-- EXERCISE DESCRIPTION --
Omit every picture, and retype the lines that run from the beginning of the data below through the line containing "var yTicksB=[0,50,100,150,200,250,300]", inclusive.

-- SUPPLIED MATERIAL --

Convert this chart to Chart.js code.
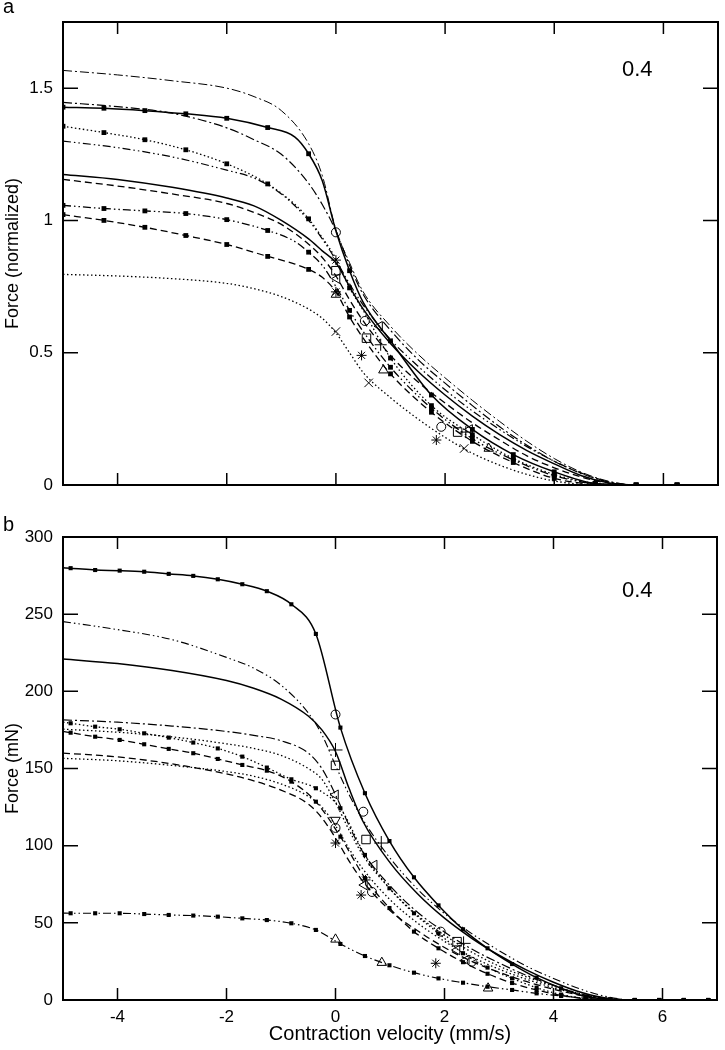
<!DOCTYPE html>
<html>
<head>
<meta charset="utf-8">
<script src="https://cdn.jsdelivr.net/npm/chart.js@4.4.1/dist/chart.umd.min.js"></script>
<style>
html,body{margin:0;padding:0;background:#fff}
#ca,#cb{position:absolute;left:0}
#ca{top:0}
#cb{top:515px}
</style>
</head>
<body>
<canvas id="ca" width="725" height="506"></canvas>
<canvas id="cb" width="725" height="535"></canvas>
<script>
// tick values
var xTicks=[-4,-2,0,2,4,6]
var yTicksA=[0,0.5,1,1.5]
var yTicksB=[0,50,100,150,200,250,300]

// panel a: normalized force
var xA=[-5,-4,-3,-2,-1.5,-1,-0.5,-0.25,0,0.25,0.5,1,1.5,2,2.5,3,3.5,4,4.5,5,5.5,7]
var xAm=[-5,-4.25,-3.5,-2.75,-2,-1.25,-0.75,-0.5,-0.25,0,0.25,0.5,1,1.75,2.5,3.25,4,4.75,5.5,6.25,7]
var a1=[1.567,1.55,1.528,1.5,1.468,1.415,1.29,1.17,0.965,0.84,0.73,0.6,0.495,0.405,0.32,0.24,0.165,0.1,0.048,0.014,0,0]
var a2=[1.446,1.43,1.405,1.35,1.305,1.25,1.14,1.06,0.96,0.83,0.72,0.585,0.475,0.385,0.3,0.22,0.15,0.09,0.043,0.011,0,0]
var a3=[1.428,1.424,1.415,1.403,1.386,1.351,1.315,1.252,1.15,0.96,0.81,0.69,0.545,0.34,0.21,0.115,0.05,0.006,0,0,0]
var a4=[1.356,1.332,1.305,1.267,1.214,1.138,1.06,1.006,0.935,0.855,0.745,0.66,0.48,0.30,0.19,0.10,0.04,0.006,0,0,0]
var a5=[1.30,1.275,1.24,1.19,1.16,1.10,1.0,0.93,0.85,0.76,0.68,0.55,0.45,0.36,0.28,0.21,0.145,0.09,0.045,0.012,0,0]
var a6=[1.174,1.155,1.125,1.085,1.055,1.0,0.93,0.885,0.84,0.75,0.665,0.535,0.43,0.34,0.26,0.19,0.13,0.08,0.035,0.008,0,0]
var a7=[1.155,1.13,1.10,1.064,1.03,0.985,0.91,0.86,0.79,0.70,0.62,0.49,0.39,0.31,0.235,0.17,0.11,0.065,0.03,0.006,0,0]
var a8=[1.057,1.045,1.036,1.026,1.003,0.962,0.92,0.88,0.83,0.75,0.66,0.58,0.445,0.29,0.175,0.095,0.035,0.005,0,0,0]
var a9=[1.022,1.0,0.974,0.943,0.909,0.864,0.835,0.815,0.785,0.73,0.635,0.555,0.42,0.275,0.165,0.085,0.025,0.003,0,0,0]
var a10=[0.796,0.79,0.78,0.762,0.742,0.712,0.665,0.63,0.575,0.5,0.425,0.33,0.25,0.18,0.12,0.075,0.04,0.015,0.003,0,0,0]

// panel a: measured points
var circA=[[0,0.955],[0.53,0.62],[1.93,0.22]]
var rectA=[[0,0.81],[0.56,0.555],[2.23,0.2]]
var triUpA=[[0,0.72],[0.87,0.434],[2.8,0.138]]
var triLeftA=[[0.02,0.78],[0.8,0.6],[2.45,0.21]]
var starA=[[0,0.85],[0,0.73],[0.47,0.49],[1.84,0.17]]
var xMarkA=[[0,0.58],[0.6,0.386],[2.35,0.138]]
var plusA=[[0.82,0.53],[2.38,0.2]]

// panel b: force in mN
var xB=[-5,-4,-3,-2,-1.5,-1,-0.5,-0.25,0,0.25,0.5,1,1.5,2,2.5,3,3.5,4,4.5,5,5.5,7]
var xBm=[-5,-4.86,-4.41,-3.96,-3.51,-3.06,-2.61,-2.16,-1.71,-1.26,-0.81,-0.36,0.09,0.54,0.99,1.44,1.89,2.34,2.79,3.24,3.69,4.14,4.59,5.04,5.49,5.94,6.39,6.84,7]
var b1=[280,279.8,278.6,278.2,277.5,276.1,274.8,272.6,269.4,264.9,256.4,237.2,176.5,134,103,79.5,61.3,45.8,33.5,23.3,14.5,7.6,2.2,0.5,0,0,0,0,0]
var b2=[245.2,240,233.5,222,215,204,186,172,152,133,117,92,72,56,43,32,22,14,7,2,0,0]
var b3=[221,218,213.5,207,202,195,184,175,161,137,116,89,69,53,40,29,19.5,11.5,5,1,0,0]
var b4=[181.5,180,177.5,174,171.5,168,160,150,133,113,96,74,57,44,33,24,16,9.5,4,1,0,0]
var b5=[180,179.3,177.1,175.4,172.8,170,166.8,163,157.7,150.6,143,137.2,124.2,94,72.4,56.2,43.2,30.3,21,14,8,3.5,1,0,0,0,0,0,0]
var b6=[174,173.2,170.6,168.5,165.7,162.7,159.9,156.2,152.3,148.6,141.5,128.5,105.8,79,59.6,44.3,33.5,24.5,17,11,6.5,3,0.8,0,0,0,0,0,0]
var b7=[160,157.5,153,146.5,142,136,127,118,105,90,77,58,45,34,25,18,12,7,3,0.5,0,0]
var b8=[156.6,155,152,148,145,140,132,125,113,98,85,65,50,38,28,20,13.5,8,3.5,0.8,0,0]
var b9=[175.5,173.5,170.5,166,163,158.5,150,143,128,110,94,72,55,42,31,22,15,9,4,1,0,0]
var b10=[56.3,56.2,56.2,56.2,55.7,55.1,54.7,54,52.9,51.8,49.7,45.4,36.3,28.5,22.5,17.7,14,11.2,8.6,6.5,4.3,2.6,1.1,0.3,0,0,0,0,0]

// panel b: measured points
var circB=[[0,185],[0.51,122],[0,111.5],[0.67,70],[1.93,44.3],[2.5,24.8]]
var rectB=[[0,152],[0.56,104],[2.23,37.8]]
var plusB=[[0,162],[0.84,101.7],[2.35,36.7]]
var triLeftB=[[0,133],[0.71,87.5],[0.53,74.5],[2.23,32.4],[2.4,26]]
var triDownB=[[0,116.6]]
var triUpB=[[0,39.3],[0.85,24.2],[2.8,7.6]]
var starB=[[0,101.7],[0.55,77.8],[0.47,68],[1.84,23.8]]

Chart.defaults.font.family='"Liberation Sans", Arial, Helvetica, sans-serif'
Chart.defaults.color='#000'

var DASH={solid:[],dash:[7,4],dot:[1.5,2.5],dashDot:[9,3,2,3],dashDot2:[8,3,1.5,3,1.5,3]}

function onGrid(x,start,step){
    var k=(x-start)/step
    return Math.abs(k-Math.round(k))<0.01
}

function curve(xs,ys,dash,width,markR,start,step){
    return {
        data:xs.map(function(x,i){return {x:x,y:ys[i]}}),
        showLine:true,
        borderColor:'#000',
        borderWidth:width,
        borderDash:DASH[dash],
        cubicInterpolationMode:'monotone',
        pointStyle:'rect',
        backgroundColor:'#000',
        pointBorderWidth:0,
        pointRadius:markR?function(c){return (c.raw && onGrid(c.raw.x,start,step) && c.raw.x<6.9)?markR:0}:0,
        order:2
    }
}

function symbols(pts,style,r,rot){
    return {
        data:pts.map(function(p){return {x:p[0],y:p[1]}}),
        showLine:false,
        pointStyle:style,
        pointRadius:r,
        rotation:rot||0,
        borderColor:'#000',
        backgroundColor:'rgba(0,0,0,0)',
        pointBorderWidth:1,
        order:1
    }
}

// frame with inward ticks on all four sides
var frameTicks={
    id:'frameTicks',
    afterDraw:function(chart){
        var ctx=chart.ctx, a=chart.chartArea, xs=chart.scales.x, ys=chart.scales.y
        ctx.save()
        ctx.strokeStyle='#000'
        ctx.lineWidth=1.5
        ctx.beginPath()
        xs.ticks.forEach(function(t){
            var p=xs.getPixelForValue(t.value)
            ctx.moveTo(p,a.bottom);ctx.lineTo(p,a.bottom-12)
            ctx.moveTo(p,a.top);ctx.lineTo(p,a.top+12)
        })
        ys.ticks.forEach(function(t){
            var p=ys.getPixelForValue(t.value)
            ctx.moveTo(a.left,p);ctx.lineTo(a.left+15,p)
            ctx.moveTo(a.right,p);ctx.lineTo(a.right-15,p)
        })
        ctx.stroke()
        ctx.lineWidth=2
        ctx.strokeRect(a.left,a.top,a.right-a.left,a.bottom-a.top)
        ctx.restore()
    }
}

var panelText={
    id:'panelText',
    afterDraw:function(chart,args,o){
        var ctx=chart.ctx, a=chart.chartArea
        ctx.save()
        ctx.fillStyle='#000'
        ctx.textBaseline='alphabetic'
        ctx.font='20px "Liberation Sans", Arial, sans-serif'
        ctx.fillText(o.letter,3,o.letterBase)
        ctx.font='22px "Liberation Sans", Arial, sans-serif'
        ctx.fillText(o.note,622,a.top+o.noteOff)
        ctx.restore()
    }
}

function makePanel(id,datasets,yMax,yTicks,yTitle,showX,xHeight,letter,letterBase,noteOff){
    return new Chart(document.getElementById(id),{
        type:'scatter',
        data:{datasets:datasets},
        options:{
            responsive:false,
            animation:false,
            events:[],
            layout:{padding:{top:22,right:2,left:0,bottom:0}},
            plugins:{
                legend:{display:false},
                tooltip:{enabled:false},
                panelText:{letter:letter,letterBase:letterBase,note:'0.4',noteOff:noteOff}
            },
            scales:{
                x:{
                    type:'linear',min:-5,max:7,
                    afterBuildTicks:function(s){s.ticks=xTicks.map(function(v){return {value:v}})},
                    afterFit:function(s){s.height=xHeight},
                    grid:{display:false,drawTicks:false},
                    border:{display:false},
                    ticks:{display:showX,padding:7,font:{size:17},callback:function(v){return String(v)}},
                    title:{display:showX,text:'Contraction velocity (mm/s)',font:{size:20},padding:{top:0,bottom:4}}
                },
                y:{
                    type:'linear',min:0,max:yMax,
                    afterBuildTicks:function(s){s.ticks=yTicks.map(function(v){return {value:v}})},
                    afterFit:function(s){s.width=63},
                    grid:{display:false,drawTicks:false},
                    border:{display:false},
                    ticks:{padding:10,font:{size:17},callback:function(v){return String(v)}},
                    title:{display:true,text:yTitle,font:{size:18},padding:{top:2,bottom:0}}
                }
            }
        },
        plugins:[frameTicks,panelText]
    })
}

var dsA=[
    curve(xA,a1,'dashDot',1,0),
    curve(xA,a2,'dashDot',1.2,0),
    curve(xAm,a3,'solid',1.5,3.4,-5,0.75),
    curve(xAm,a4,'dot',1.3,3.4,-5,0.75),
    curve(xA,a5,'dashDot2',1.2,0),
    curve(xA,a6,'solid',1.5,0),
    curve(xA,a7,'dash',1.3,0),
    curve(xAm,a8,'dashDot2',1.3,3.4,-5,0.75),
    curve(xAm,a9,'dash',1.3,3.4,-5,0.75),
    curve(xA,a10,'dot',1.3,0),
    symbols(circA,'circle',4.5),
    symbols(rectA,'rect',6),
    symbols(triUpA,'triangle',5.5),
    symbols(triLeftA,'triangle',5.5,-90),
    symbols(starA,'star',5),
    symbols(xMarkA,'crossRot',6),
    symbols(plusA,'cross',6)
]

var dsB=[
    curve(xBm,b1,'solid',1.5,2.9,-4.86,0.45),
    curve(xB,b2,'dashDot2',1.1,0),
    curve(xB,b3,'solid',1.5,0),
    curve(xB,b4,'dashDot',1.2,0),
    curve(xBm,b5,'dot',1.3,2.9,-4.86,0.45),
    curve(xBm,b6,'dash',1.3,2.9,-4.86,0.45),
    curve(xB,b7,'dash',1.3,0),
    curve(xB,b8,'dot',1.3,0),
    curve(xB,b9,'dot',1.3,0),
    curve(xBm,b10,'dashDot2',1.2,2.9,-4.86,0.45),
    symbols(circB,'circle',4.5),
    symbols(rectB,'rect',6),
    symbols(plusB,'cross',7),
    symbols(triLeftB,'triangle',5.5,-90),
    symbols(triDownB,'triangle',5.5,180),
    symbols(triUpB,'triangle',5.5),
    symbols(starB,'star',5)
]

makePanel('ca',dsA,1.75,yTicksA,'Force (normalized)',false,21,'a',13,54)
makePanel('cb',dsB,300,yTicksB,'Force (mN)',true,50,'b',16,60)
</script>
</body>
</html>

-- RESULT OF THE EXERCISE --
Convert this chart to Chart.js code.
<!DOCTYPE html>
<html>
<head>
<meta charset="utf-8">
<script src="https://cdn.jsdelivr.net/npm/chart.js@4.4.1/dist/chart.umd.min.js"></script>
<style>
html,body{margin:0;padding:0;background:#fff}
#ca,#cb{position:absolute;left:0}
#ca{top:0}
#cb{top:515px}
</style>
</head>
<body>
<canvas id="ca" width="725" height="506"></canvas>
<canvas id="cb" width="725" height="535"></canvas>
<script>
// tick values
var xTicks=[-4,-2,0,2,4,6]
var yTicksA=[0,0.5,1,1.5]
var yTicksB=[0,50,100,150,200,250,300]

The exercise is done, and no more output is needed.